(A run of records)
▽

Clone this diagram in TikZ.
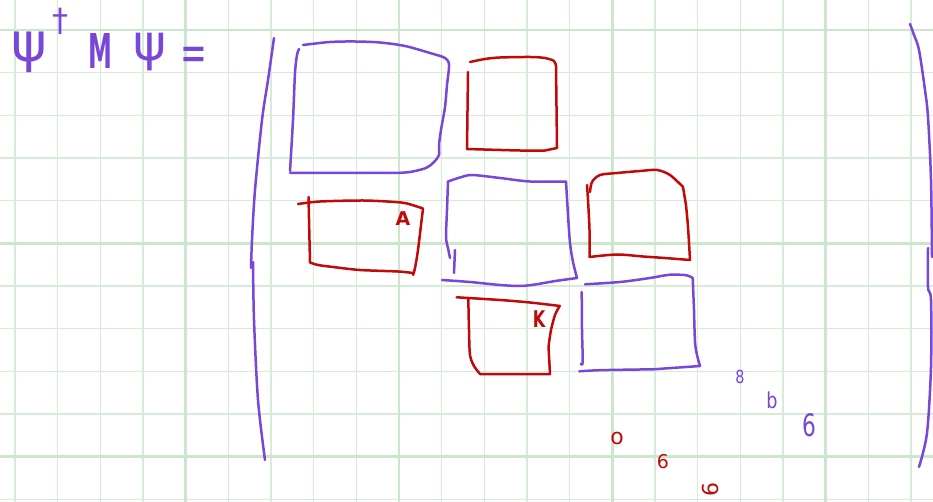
\documentclass[tikz,border=0pt]{standalone}
\usepackage{fontspec}
\setmainfont{DejaVu Sans}
\definecolor{inkpurple}{HTML}{7846D8}
\definecolor{inkred}{HTML}{C00A0A}
\definecolor{gridthin}{HTML}{D6ECD6}
\definecolor{gridmajor}{HTML}{CCE6CC}

\begin{document}
\begin{tikzpicture}[
        x=1pt, y=-1pt,
        gridline/.style={draw=gridthin, line width=1.4pt},
        gridbold/.style={draw=gridmajor, line width=2.8pt},
        ink/.style={draw=#1, line width=2.5pt, line cap=round, line join=round},
        glyph/.style={text=#1, inner sep=0pt}
    ]
        \useasboundingbox (0,0) rectangle (933,502);
        \fill[white] (0,0) rectangle (933,502);

        % Grid paper
        \foreach \i in {0,...,21} {
            \draw[gridline] ({15+42.67*\i},0) -- ({15+42.67*\i},502);
        }
        \foreach \i in {0,...,11} {
            \draw[gridline] (0,{30+42.67*\i}) -- (933,{30+42.67*\i});
        }
        \foreach \i in {4,9,14,19} {
            \draw[gridbold] ({15+42.67*\i},0) -- ({15+42.67*\i},502);
        }
        \foreach \i in {0,5,10} {
            \draw[gridbold] (0,{30+42.67*\i}) -- (933,{30+42.67*\i});
        }

        % Left-hand side
        \node[glyph=inkpurple, font=\fontsize{54}{54}\selectfont] (psiL) at (29,52) {ψ};
        \node[glyph=inkpurple, font=\fontsize{32}{32}\selectfont] (dag) at (60,21) {†};
        \node[glyph=inkpurple, font=\fontsize{48}{48}\selectfont\bfseries, xscale=0.5] (mat) at (100,51) {M};
        \node[glyph=inkpurple, font=\fontsize{50}{50}\selectfont] (psiR) at (150,52) {ψ};
        \node[glyph=inkpurple, font=\fontsize{32}{32}\selectfont, yscale=1.6] (eq) at (194,59) {=};

        % Brackets
        \draw[ink=inkpurple] plot[smooth] coordinates {(274,38) (268,80) (262,120) (255,190) (252,240) (251,268)};
        \draw[ink=inkpurple] plot[smooth] coordinates {(253,262) (254,320) (258,400) (265,460)};
        \draw[ink=inkpurple] plot[smooth] coordinates {(910,24) (914,35) (919,50) (925,90) (928,117) (931,180) (932,257)};
        \draw[ink=inkpurple] plot[smooth] coordinates {(928,248) (928,287) (931,300) (931,367) (927,433) (919,467)};

        % Diagonal blocks
        \draw[ink=inkpurple] plot[smooth] coordinates {(303,45) (330,42) (355,41.5) (380,42.5) (405,46) (430,53) (445,58) (449,65) (447,85) (445,107) (441,130) (439,145) (439,155) (434,162) (426,168) (410,172) (395,173)} -- (290,173);
        \draw[ink=inkpurple] plot[smooth] coordinates {(290,171) (293,120) (295,73) (297,55) (299,49)};

        \draw[ink=inkpurple] plot[smooth] coordinates {(448,181.5) (460,177.5) (472,175) (500,178) (530,181.5) (566,181.5)}
            -- plot[smooth] coordinates {(568,215) (570,243) (573,262) (577,278)}
            -- plot[smooth] coordinates {(555,281) (535,284.5) (520,286) (500,285) (470,282) (442,280)};
        \draw[ink=inkpurple] plot[smooth] coordinates {(448,181.5) (447,210) (446,237) (448,248) (450,258)};
        \draw[ink=inkpurple] (455,250) -- (454,273);

        \draw[ink=inkpurple] plot[smooth] coordinates {(585,284.3) (620,282) (650,278) (670,274.7) (686.7,275.3) (692.7,278)}
            -- plot[smooth] coordinates {(694,310) (695,342) (697,355) (700,366)}
            -- plot[smooth] coordinates {(653.3,369.3) (620,369.8) (596.7,370.3) (579.3,371.3)};
        \draw[ink=inkpurple] plot[smooth] coordinates {(581.7,292) (582,330) (582.7,362) (580.7,363.7)};

        % Off-diagonal blocks
        \draw[ink=inkred] plot[smooth] coordinates {(470,62) (485,59) (500,57.5) (530,57) (545,58) (554,61) (556,66)}
            -- (557,148) -- plot[smooth] coordinates {(545,150.5) (520,150.5) (467,149)};
        \draw[ink=inkred] (468,72) -- (467,149);

        \draw[ink=inkred] plot[smooth] coordinates {(298,204) (320,201.5) (363,200.5) (395,202) (407,203.5) (423,208.5)}
            -- plot[smooth] coordinates {(421,225) (418,250) (415,268) (413,275)};
        \draw[ink=inkred] plot[smooth] coordinates {(413,273) (398,271.5) (360,270) (333,267) (318,265) (310,262.5)} -- (308.5,197);

        \draw[ink=inkred] plot[smooth] coordinates {(587,185) (588,200) (589.5,230) (589.5,257)};
        \draw[ink=inkred] plot[smooth] coordinates {(590,192) (592,182) (600,175) (617,173) (640,171) (657,170) (670,175) (683,187)}
            -- plot[smooth] coordinates {(686,205) (688,227) (690,260)}
            -- plot[smooth] coordinates {(665,258) (643,256.5) (617,254.5) (589.5,257)};

        \draw[ink=inkred] plot[smooth] coordinates {(456.7,297.3) (500,300) (530,302.5) (560,306)};
        \draw[ink=inkred] plot[smooth] coordinates {(468.3,298.3) (469,330) (470,355) (474,366) (480,374)}
            -- (550,374) -- plot[smooth] coordinates {(548.5,346.7) (551,330) (555,315) (559.3,306.7)};

        % Block marks
        \node[glyph=inkred, font=\fontsize{19}{19}\selectfont\bfseries] (markA) at (403,219) {A};
        \node[glyph=inkred, font=\fontsize{23}{23}\selectfont\bfseries, xscale=0.7] (markK) at (539,319) {K};

        % Trailing dots
        \node[glyph=inkpurple, font=\fontsize{18}{18}\selectfont, xscale=0.8] (dotP1) at (740,377) {8};
        \node[glyph=inkpurple, font=\fontsize{22}{22}\selectfont, xscale=0.8] (dotP2) at (772,400) {b};
        \node[glyph=inkpurple, font=\fontsize{31}{31}\selectfont, xscale=0.7] (dotP3) at (809,425) {6};
        \node[glyph=inkred, font=\fontsize{22}{22}\selectfont] (dotR1) at (617,438) {o};
        \node[glyph=inkred, font=\fontsize{19}{19}\selectfont] (dotR2) at (663,462) {6};
        \node[glyph=inkred, font=\fontsize{22}{22}\selectfont, rotate=90] (dotR3) at (710,489) {6};

    \end{tikzpicture}
\end{document}
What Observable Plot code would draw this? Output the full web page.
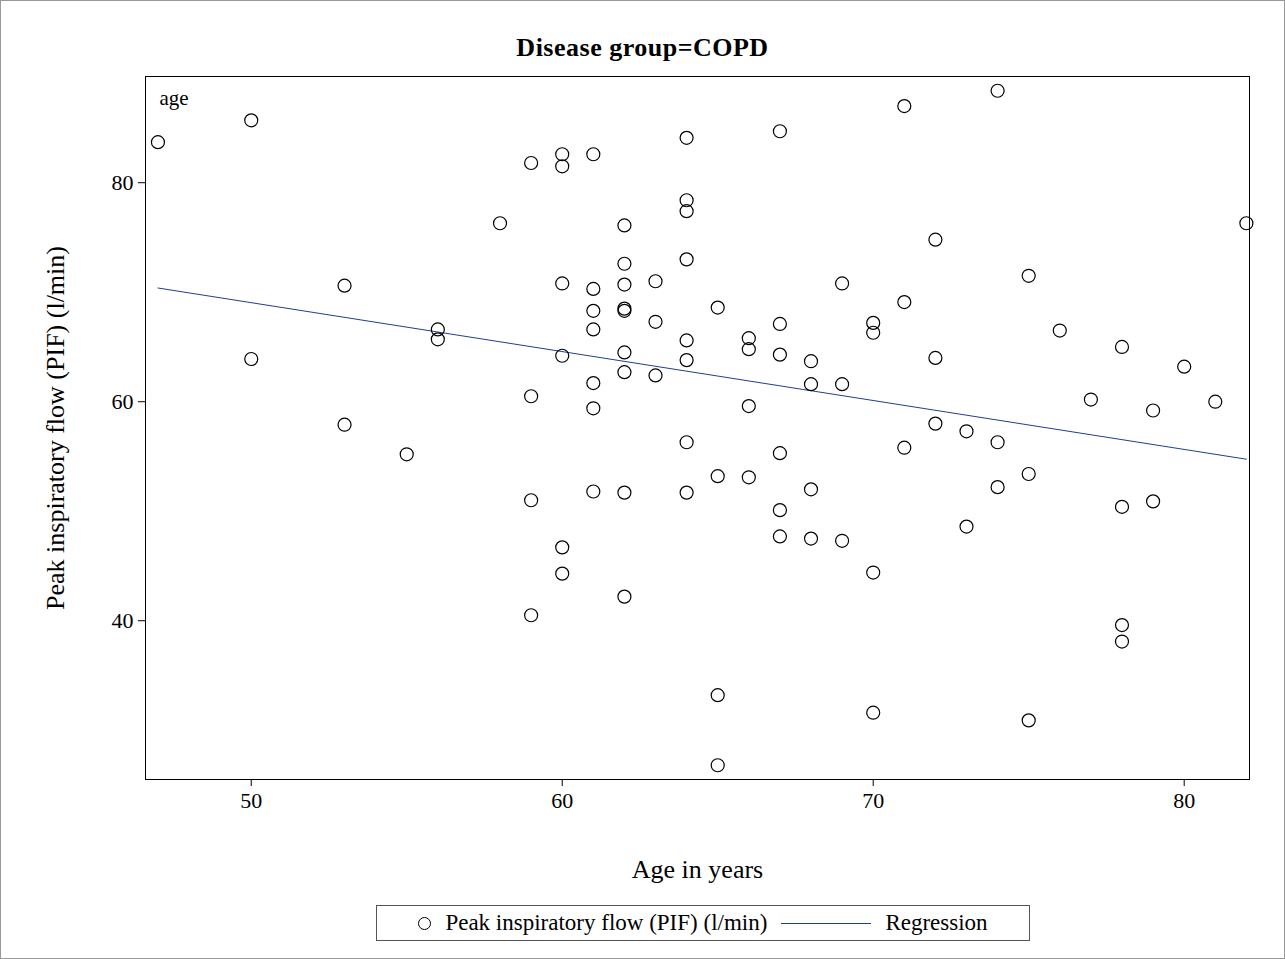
<!DOCTYPE html>
<html><head><meta charset="utf-8">
<script src="https://cdn.jsdelivr.net/npm/d3@7"></script>
<script src="https://cdn.jsdelivr.net/npm/@observablehq/plot@0.6"></script>
<style>
body{margin:0;background:#fff;font-family:"Liberation Serif",serif}
#wrap{width:1285px;height:959px;box-sizing:border-box;border:1px solid #999;position:relative}
#title{height:60px;text-align:center;font-weight:bold;font-size:26px;line-height:94px;letter-spacing:0.5px}
#legend{position:absolute;left:375px;top:904px;width:654px;height:36px;border:1px solid #555;box-sizing:border-box;font-size:23px;display:flex;align-items:center;justify-content:center;gap:14px}
#legend .c{display:inline-block;width:11px;height:11px;border:1.3px solid #000;border-radius:50%}
#legend .l{display:inline-block;width:90px;border-top:1px solid #1f3f8f}
</style></head><body>
<div id="wrap">
<div id="title">Disease group=COPD</div>
<div id="chart"></div>
<div id="legend"><span class="c"></span><span>Peak inspiratory flow (PIF) (l/min)</span><span class="l"></span><span>Regression</span></div>
</div>
<script>
// age -> list of PIF readings
const ages = [47,50,50,53,53,55,56,56,58,
  59,59,59,59,60,60,60,60,60,60,
  61,61,61,61,61,61,61,
  62,62,62,62,62,62,62,62,62,
  63,63,63,
  64,64,64,64,64,64,64,64,
  65,65,65,65,
  66,66,66,66,
  67,67,67,67,67,67,
  68,68,68,68,
  69,69,69,
  70,70,70,70,
  71,71,71,
  72,72,72,
  73,73,
  74,74,74,
  75,75,75,
  76,77,78,78,78,78,79,79,80,81,82];
const pif = [83.7,85.7,63.9,70.6,57.9,55.2,66.6,65.7,76.3,
  81.8,60.5,51.0,40.5,82.6,81.5,70.8,64.2,46.7,44.3,
  82.6,70.3,68.3,66.6,61.7,59.4,51.8,
  76.1,72.6,70.7,68.5,68.3,64.5,62.7,51.7,42.2,
  71.0,67.3,62.4,
  84.1,78.4,77.4,73.0,65.6,63.8,56.3,51.7,
  68.6,53.2,33.2,26.8,
  65.8,64.8,59.6,53.1,
  84.7,67.1,64.3,55.3,50.1,47.7,
  63.7,61.6,52.0,47.5,
  70.8,61.6,47.3,
  67.2,66.3,44.4,31.6,
  87.0,69.1,55.8,
  74.8,64.0,58.0,
  57.3,48.6,
  88.4,56.3,52.2,
  71.5,53.4,30.9,
  66.5,60.2,65.0,50.4,39.6,38.1,59.2,50.9,63.2,60.0,76.3];
const xTicks = [50,60,70,80];
const yTicks = [40,60,80];

const data = ages.map((a,i)=>({age:a, pif:pif[i]}));

const chart = Plot.plot({
  width: 1283, height: 830,
  marginTop: 15, marginBottom: 112, marginLeft: 144, marginRight: 35,
  style: {fontFamily: "Liberation Serif", fontSize: "22px", color: "#000"},
  x: {domain: [46.6, 82.1], label: "Age in years", labelArrow: "none"},
  y: {domain: [25.5, 89.7], label: "Peak inspiratory flow (PIF) (l/min)", labelArrow: "none"},
  marks: [
    Plot.axisX(xTicks, {tickSize: 7, tickPadding: 6, fontSize: 22,
      label: "Age in years", labelAnchor: "center", labelArrow: "none", labelOffset: 98}),
    Plot.axisY(yTicks, {tickSize: 7, tickPadding: 5, fontSize: 22,
      label: "Peak inspiratory flow (PIF) (l/min)", labelAnchor: "center", labelArrow: "none", labelOffset: 100}),
    Plot.frame({stroke: "#000"}),
    Plot.linearRegressionY(data, {x: "age", y: "pif", ci: 0, stroke: "#1f3f8f", strokeWidth: 1}),
    Plot.dot(data, {x: "age", y: "pif", r: 6.5, stroke: "#000", strokeWidth: 1.2, fill: "none"}),
    Plot.text(["age"], {frameAnchor: "top-left", dx: 14, dy: 14, fontSize: 21})
  ]
});
chart.querySelectorAll("[aria-label='x-axis label'] text, [aria-label='y-axis label'] text").forEach(t=>t.style.fontSize="26px");
document.getElementById("chart").appendChild(chart);
</script>
</body></html>
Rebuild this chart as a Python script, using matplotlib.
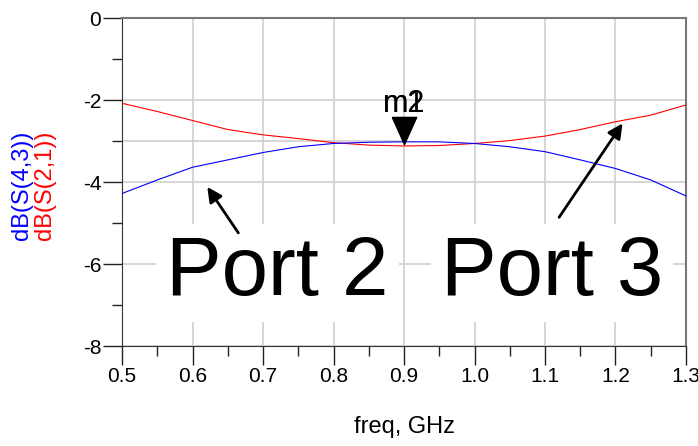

△

[Written instruction] Return nothing except the number of lines that include the string "chart".

[Exercise answer] 5